In 2015, 856,000 people passed through the Greek islands, and in 2017 and 2018 only just under 30 thousand (according to UNHCR). But 2019 brought already a growth – over 60,000 newcomers. Today, boats coming to Greek beaches are back again, and practice shows that you can get stuck in Lesbos for a good few years. Nikos and Katerina run a small restaurant on the island, where every refugee can feel at home and eat a meal for free.
- There are currently about 27,000 refugees in the Moria camp on the Greek island of Lesbos.
- 3 000 of those are orphaned children and adolescents.

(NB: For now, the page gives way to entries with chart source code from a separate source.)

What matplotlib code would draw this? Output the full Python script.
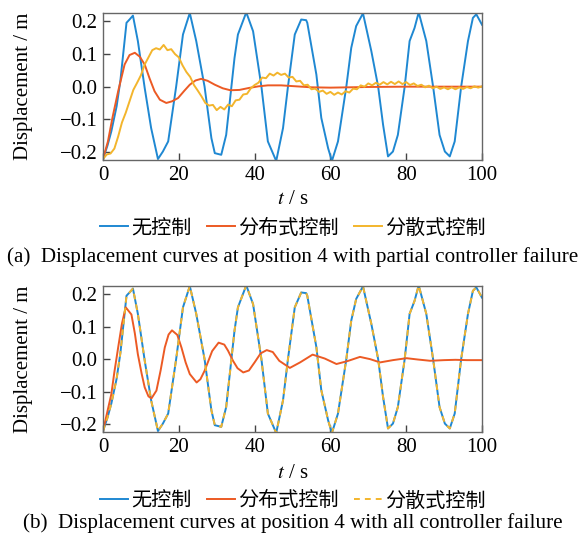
import matplotlib
matplotlib.use("Agg")
import matplotlib.pyplot as plt

# ---- data (t in s, displacement in m) ----
blue_t = [0, 1.2, 2.2, 3.6, 4.6, 6.2, 7.0, 7.9, 9.2, 11.0, 12.7, 14.5, 15.8, 17.2,
          19.3, 21.1, 22.9, 24.6, 26.8, 28.6, 29.5, 31.2, 32.5, 33.6, 34.7, 35.6,
          37.8, 39.6, 41.8, 43.5, 45.7, 47.5, 48.8, 50.6, 52.3, 53.6, 53.9, 56.3,
          57.6, 59.4, 60.4, 62.0, 64.2, 65.5, 66.8, 68.6, 70.8, 72.6, 73.9, 75.2,
          76.5, 77.8, 79.6, 80.9, 82.2, 83.3, 85.3, 87.1, 88.8, 90.2, 91.5, 92.8,
          94.5, 96.3, 97.6, 98.5, 100]
blue_v = [-0.222, -0.18, -0.137, -0.06, 0.02, 0.196, 0.206, 0.218, 0.14, -0.004,
          -0.127, -0.222, -0.199, -0.168, 0.0, 0.16, 0.226, 0.14, 0.0, -0.158,
          -0.204, -0.209, -0.148, -0.03, 0.088, 0.16, 0.228, 0.17, 0.0, -0.168,
          -0.228, -0.127, 0.0, 0.16, 0.206, 0.204, 0.196, 0.037, -0.096, -0.189,
          -0.228, -0.168, 0.0, 0.119, 0.186, 0.225, 0.109, 0.0, -0.117, -0.214,
          -0.199, -0.148, 0.0, 0.14, 0.18, 0.228, 0.14, 0.0, -0.148, -0.199,
          -0.214, -0.168, 0.0, 0.14, 0.211, 0.222, 0.19]

# (a) partial controller failure
red_a_t = [0, 1.3, 2.5, 4.0, 5.7, 7.0, 8.4, 9.7, 11.0, 12.3, 13.6, 15.0, 16.7, 18.2,
           19.8, 21.5, 22.9, 24.4, 25.9, 27.6, 29.5, 31.6, 33.6, 36.0, 38.5, 41.0,
           43.5, 47.0, 51.0, 55.0, 60.0, 65.0, 70.0, 80.0, 90.0, 100.0]
red_a_v = [-0.222, -0.168, -0.095, -0.014, 0.068, 0.097, 0.104, 0.092, 0.068, 0.025,
           -0.014, -0.04, -0.05, -0.045, -0.035, -0.012, 0.006, 0.019, 0.024, 0.018,
           0.006, -0.005, -0.011, -0.01, -0.004, 0.001, 0.004, 0.004, 0.001, -0.002,
           -0.003, -0.002, -0.001, 0.0, 0.0, 0.0]

yel_a_t = list(range(0, 101))
yel_a_v = [-0.222, -0.208, -0.205, -0.19, -0.153, -0.11, -0.08, -0.045, -0.01, 0.012,
           0.035, 0.068, 0.09, 0.112, 0.118, 0.114, 0.128, 0.112, 0.115, 0.1,
           0.09, 0.065, 0.045, 0.03, 0.005, -0.012, -0.03, -0.05, -0.058, -0.056,
           -0.072, -0.062, -0.07, -0.055, -0.06, -0.042, -0.04, -0.024, -0.022, -0.005,
           0.005, 0.012, 0.028, 0.026, 0.04, 0.034, 0.043, 0.036, 0.04, 0.028,
           0.03, 0.016, 0.018, 0.004, 0.006, -0.008, -0.006, -0.016, -0.012, -0.022,
           -0.016, -0.025, -0.018, -0.024, -0.014, -0.018, -0.006, -0.008, 0.004, 0.0,
           0.01, 0.004, 0.012, 0.006, 0.014, 0.007, 0.015, 0.008, 0.016, 0.008,
           0.014, 0.005, 0.01, 0.002, 0.006, -0.002, 0.003, -0.005, 0.0, -0.007,
           -0.002, -0.008, -0.002, -0.008, -0.002, -0.007, -0.001, -0.005, 0.001, -0.003,
           0.001]

# (b) all controllers failed: decentralized control == no control
red_b_t = [0, 1.0, 2.2, 3.0, 4.0, 5.0, 6.0, 7.5, 8.4, 9.2, 10.2, 11.0, 12.0, 12.8,
           14.1, 15.2, 16.3, 17.3, 18.2, 19.6, 20.7, 21.8, 22.9, 24.7, 25.7, 26.8,
           28.8, 30.5, 32.0, 33.0, 34.3, 35.5, 37.0, 38.5, 40.0, 41.6, 43.2, 44.8,
           46.5, 49.3, 52.0, 55.3, 58.5, 61.6, 64.5, 67.8, 70.5, 73.1, 76.5, 80.1,
           83.0, 86.3, 90.0, 93.0, 96.0, 100.0]
red_b_v = [-0.222, -0.17, -0.108, -0.04, 0.036, 0.11, 0.16, 0.138, 0.08, 0.015,
           -0.045, -0.087, -0.115, -0.121, -0.097, -0.035, 0.036, 0.076, 0.089, 0.075,
           0.036, -0.01, -0.046, -0.072, -0.062, -0.036, 0.025, 0.051, 0.045, 0.026,
           -0.005, -0.028, -0.041, -0.035, -0.01, 0.018, 0.028, 0.022, -0.005, -0.027,
           -0.01, 0.014, 0.002, -0.015, -0.006, 0.007, 0.0, -0.01, -0.003, 0.003,
           -0.001, -0.005, -0.003, -0.002, -0.003, -0.003]
yel_b_t = blue_t
yel_b_v = blue_v

labels = ["无控制", "分布式控制", "分散式控制"]
captions = ["(a)  Displacement curves at position 4 with partial controller failure",
            "(b)  Displacement curves at position 4 with all controller failure"]

C_BLUE, C_RED, C_YEL = "#1f88d2", "#ec5a24", "#f3b52c"
SERIF = "Liberation Serif"
CJK = ["Noto Sans CJK SC", "DejaVu Sans"]

plt.rcParams["font.family"] = SERIF
plt.rcParams["axes.unicode_minus"] = True

W, H = 588, 535
fig = plt.figure(figsize=(W / 100, H / 100), dpi=100)


def fx(px):
    return px / W


def fy(py):
    return 1 - py / H


panels = [
    dict(top=13, bot=160, red=(red_a_t, red_a_v), yel=(yel_a_t, yel_a_v), dashed=False,
         xl=200, lg=228, cap=257),
    dict(top=286, bot=432, red=(red_b_t, red_b_v), yel=(yel_b_t, yel_b_v), dashed=True,
         xl=473, lg=501, cap=523),
]

for i, p in enumerate(panels):
    ax = fig.add_axes([fx(103), fy(p["bot"]), fx(482) - fx(103), (p["bot"] - p["top"]) / H])
    h1, = ax.plot(blue_t, blue_v, color=C_BLUE, lw=1.4)
    h2, = ax.plot(*p["red"], color=C_RED, lw=1.4)
    if p["dashed"]:
        h3, = ax.plot(*p["yel"], color=C_YEL, lw=1.4, ls=(0, (3, 2.6)))
    else:
        h3, = ax.plot(*p["yel"], color=C_YEL, lw=1.4)
    ax.set_xlim(0, 100)
    ax.set_ylim(-0.225, 0.226)
    ax.set_xticks([0, 20, 40, 60, 80, 100])
    ax.set_yticks([-0.2, -0.1, 0.0, 0.1, 0.2])
    ax.set_yticklabels(["\u22120.2", "\u22120.1", "0.0", "0.1", "0.2"])
    ax.tick_params(direction="in", length=5, width=1.0, labelsize=15, color="#444444",
                   top=False, right=False, pad=4)
    for s in ax.spines.values():
        s.set_color("#666666")
        s.set_linewidth(1.0)
    fig.text(fx(24), fy((p["top"] + p["bot"]) / 2), "Displacement / m", rotation=90,
             ha="center", va="center", fontsize=15)
    fig.text(fx(293), fy(p["xl"]), "$\\it{t}$ / s", ha="center", va="center", fontsize=15,
             math_fontfamily="stix")
    fig.legend([h1, h2, h3], labels, loc="center", bbox_to_anchor=(fx(293), fy(p["lg"])),
               ncol=3, frameon=False, prop={"family": CJK, "size": 14.5},
               handlelength=1.4, handletextpad=0.15, columnspacing=0.75,
               borderaxespad=0, borderpad=0)
    fig.text(fx(293), fy(p["cap"]), captions[i], ha="center", va="center", fontsize=15.2)

fig.savefig("out.png", dpi=100)
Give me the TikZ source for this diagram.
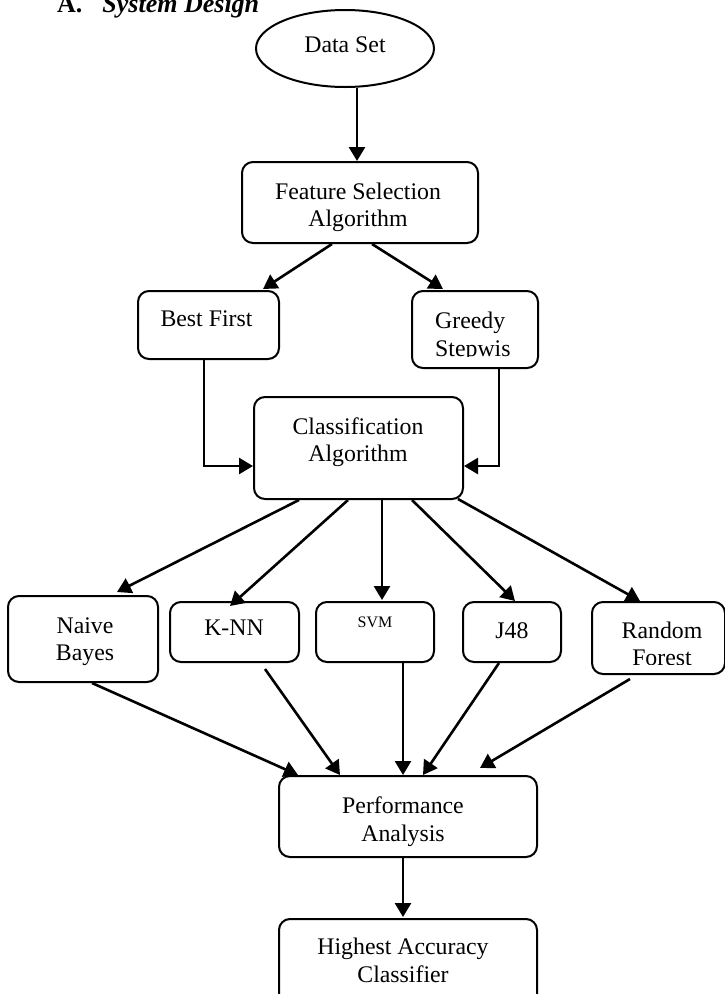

- Since the beginning of 2015, nearly 1 million refugees have arrived in Europe via the Greek islands
Yesterday 510 refugees arrived on the island, the day before yesterday it was 511. The number of people fleeing hunger and humanitarian crises is increasing at a startling pace. In the first quarter of the year, an average of 1,775 people arrived in Greece every month. In the month of August, however, that number increased to 7,893. September is expected to have even higher numbers of refugees. The Turkish side has clearly reduced controls of its coast, making its border security into a political pawn.
The most important goal to us, as well as Katerina and Nikos, with whom we feed people exhausted by their exile, is to reach places where help is most needed. We provide help both to refugees who just arrived on the island as well as those who have lost hope of ever leaving the refugee camp. Three weeks ago, we opened another branch of Good Factory on the island of Lesbos. Thanks to your support, we are able to send out 150 lunches and 300 warm dinners from Home from All to the camp. Nikos is hard at work setting up new equipment to allow us to prepare even more meals. We have also managed to recruit a team of enthusiastic young people among residents of the Moria camp who will help Katerina and Nikos in the kitchen, fulfilling their dreams of learning how to cook.
Our opinions on Europe’s migration policies may differ but we must not lose sight of what really matters – our duty to feed the hungry. Just like Nikos and Katerina, who faced with the migration crisis rolled up their sleeves and got to work, we are ready to do everything we can to make a difference. Let’s make sure these children get a good meal so that they can gain strength to cope with their difficult circumstances, a life much harder than our own.